A Comparison of the practices of A Super Specialist and and average GP

I would not trade my community based family practice for a hospital based practice for anything.  I’ll tell you what happened to my wife and me this week to illustrate why that is.

I met my wife in medical school and we married during out internships.  We’ve been married for 30 years.  That is about all we have in common in our careers.  Lori is a well-known specialist in Respirology and is the Regional Director of the TB clinic.  She was program director for a decade at McMaster University and has risen to the rank of Clinical Professor.  She is Chair of Respirology at the Royal College.

She is also well liked by her patients and colleagues.  She cares about them and it shows.

I’m an average family doctor.  I’ve never risen above the rank of Assistant Clinical Professor and I never will.  Clinically I’m average and although I too care about my patients, I don’t come across as a likeable old curmudgeon, just an old curmudgeon.  I’ve had some medical political success but mostly because as one colleague told me, “you’re a big enough asshole to get along with the government.”

Despite my wife’s glittering clinical reputation and my averageness, my eyes were opened this week when both of us had to cancel patient appointments.  We both were ill with an influenza-like illness and had to take time off.
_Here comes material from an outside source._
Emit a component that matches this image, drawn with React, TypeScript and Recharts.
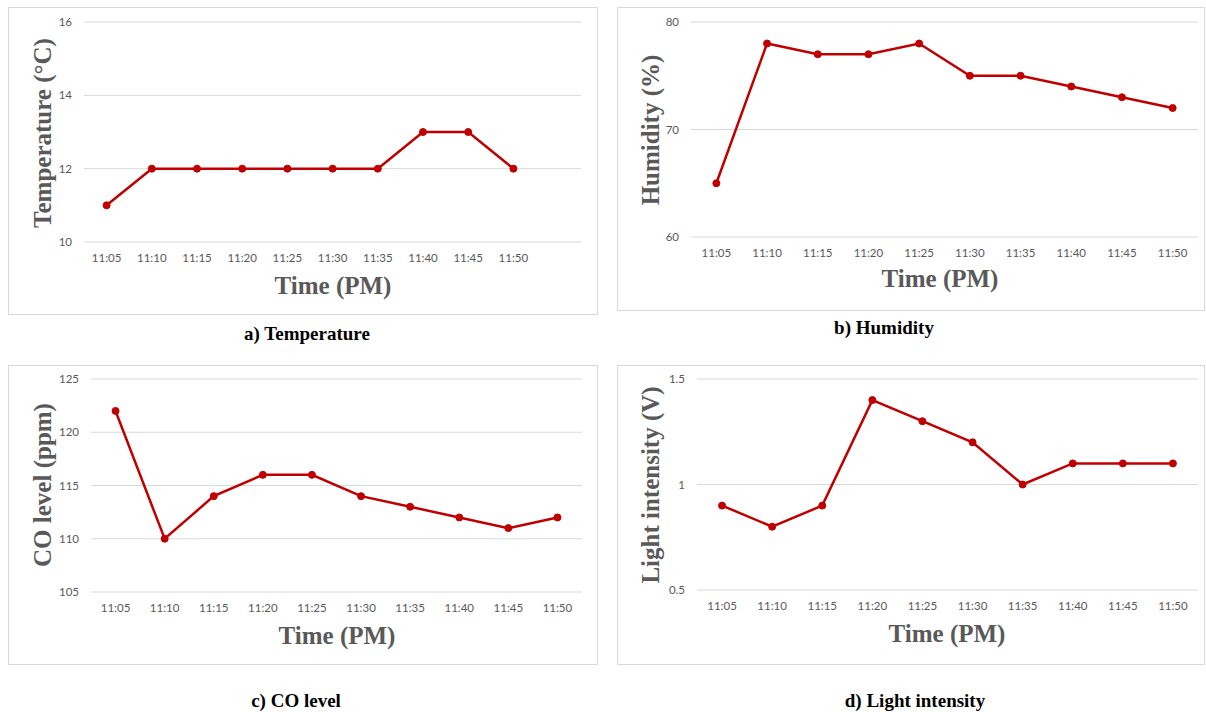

My patients were very understanding.  The most common reaction was “tell Dr. Wooder to take care of himself” or “I hope he’s OK”.  These people were genuinely concerned about me and didn’t mind that they were being inconvenienced.

Now I do see almost everyone on their day of choice.  It’s easy to get in the same day or the next day of a call.  If their appointment is for 11 they are generally out of the office by 1130.  My appointment times mean something.  And even when I was away, we did prescription renewals, looked after minor complaints over the phone or through a primary care nurse and had a covering family doctor available for serious complaints.

Most importantly these are people with whom I’ve had an ongoing relationship with for years, decades and sometimes for generations.  I’ve earned a little slack after years of good service.

My wife’s patients were not nearly so understanding.  People complained and they complained loudly.  “I booked a day off work you know” or “When will I get seen?”  They were all told that she was ill and not one person expressed any concern or hoped she would get better.

Lori does not see people quickly.  Her waiting list is months long.  People who are waiting to see her are generally quite sick and need to be accompanied by friends or family.  Some of them are complete strangers and she has no pre-existing relationship with them.  Sometimes hospital patients get real sick, real fast so an 11 o’clock appointment may mean 1 o’clock.

And that is the difference.  I know my patients.  I know their parents or their children.  I know their neighbours and they all know me.  Hospital based physicians don’t usually have all of that going for them and their patients are not as quick to forgive.  They are terrific doctors but they don’t have an ongoing relationship that acts as a buffer.

I respect my colleagues who work in hospital, but I feel bad for them too.